_What is needed_
Retype each record below word for word. Leave the pictures out.

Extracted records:
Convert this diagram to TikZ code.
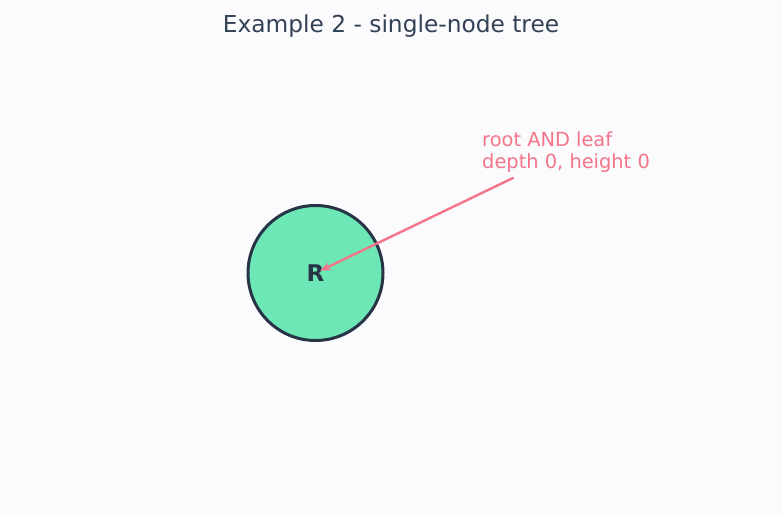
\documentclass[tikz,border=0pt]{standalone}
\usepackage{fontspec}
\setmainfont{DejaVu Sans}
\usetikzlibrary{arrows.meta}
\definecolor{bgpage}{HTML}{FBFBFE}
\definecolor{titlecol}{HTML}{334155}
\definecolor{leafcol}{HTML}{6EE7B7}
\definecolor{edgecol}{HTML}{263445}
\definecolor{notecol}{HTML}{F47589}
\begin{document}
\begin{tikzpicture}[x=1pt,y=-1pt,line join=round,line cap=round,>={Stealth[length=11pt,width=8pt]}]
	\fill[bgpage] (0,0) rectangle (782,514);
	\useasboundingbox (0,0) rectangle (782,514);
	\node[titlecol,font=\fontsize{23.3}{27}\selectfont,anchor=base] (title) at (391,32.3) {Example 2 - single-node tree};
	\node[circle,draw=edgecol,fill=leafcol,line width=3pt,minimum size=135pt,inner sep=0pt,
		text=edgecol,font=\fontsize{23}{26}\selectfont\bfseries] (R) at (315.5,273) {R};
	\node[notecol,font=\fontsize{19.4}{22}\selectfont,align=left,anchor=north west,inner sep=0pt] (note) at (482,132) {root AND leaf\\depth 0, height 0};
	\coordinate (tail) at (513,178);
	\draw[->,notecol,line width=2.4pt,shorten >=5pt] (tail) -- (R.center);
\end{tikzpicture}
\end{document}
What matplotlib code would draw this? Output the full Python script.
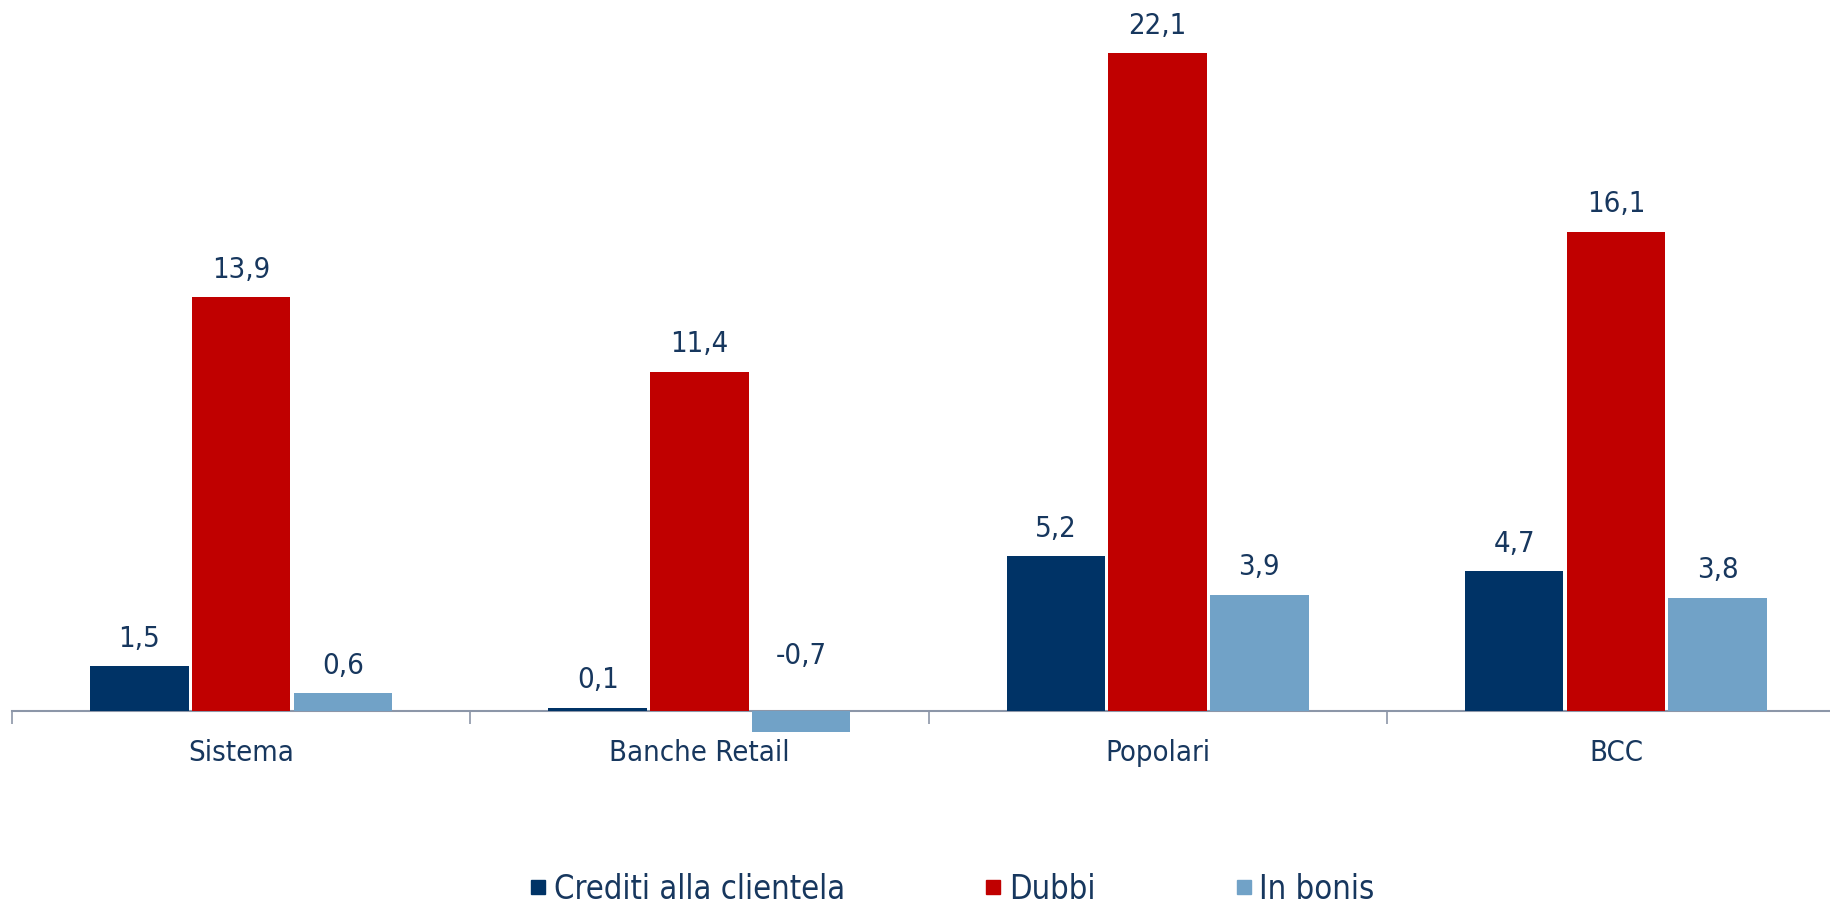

_Answer for this exercise_
Convert this diagram to TikZ code.
\documentclass[tikz,border=0pt]{standalone}
\usepackage{fontspec}
\setmainfont{DejaVu Sans}
\usetikzlibrary{arrows.meta}
\definecolor{bgpage}{HTML}{FBFBFE}
\definecolor{titlecol}{HTML}{334155}
\definecolor{leafcol}{HTML}{6EE7B7}
\definecolor{edgecol}{HTML}{263445}
\definecolor{notecol}{HTML}{F47589}
\begin{document}
\begin{tikzpicture}[x=1pt,y=-1pt,line join=round,line cap=round,>={Stealth[length=11pt,width=8pt]}]
	\fill[bgpage] (0,0) rectangle (782,514);
	\useasboundingbox (0,0) rectangle (782,514);
	\node[titlecol,font=\fontsize{23.3}{27}\selectfont,anchor=base] (title) at (391,32.3) {Example 2 - single-node tree};
	\node[circle,draw=edgecol,fill=leafcol,line width=3pt,minimum size=135pt,inner sep=0pt,
		text=edgecol,font=\fontsize{23}{26}\selectfont\bfseries] (R) at (315.5,273) {R};
	\node[notecol,font=\fontsize{19.4}{22}\selectfont,align=left,anchor=north west,inner sep=0pt] (note) at (482,132) {root AND leaf\\depth 0, height 0};
	\coordinate (tail) at (513,178);
	\draw[->,notecol,line width=2.4pt,shorten >=5pt] (tail) -- (R.center);
\end{tikzpicture}
\end{document}
What matplotlib code would draw this? Output the full Python script.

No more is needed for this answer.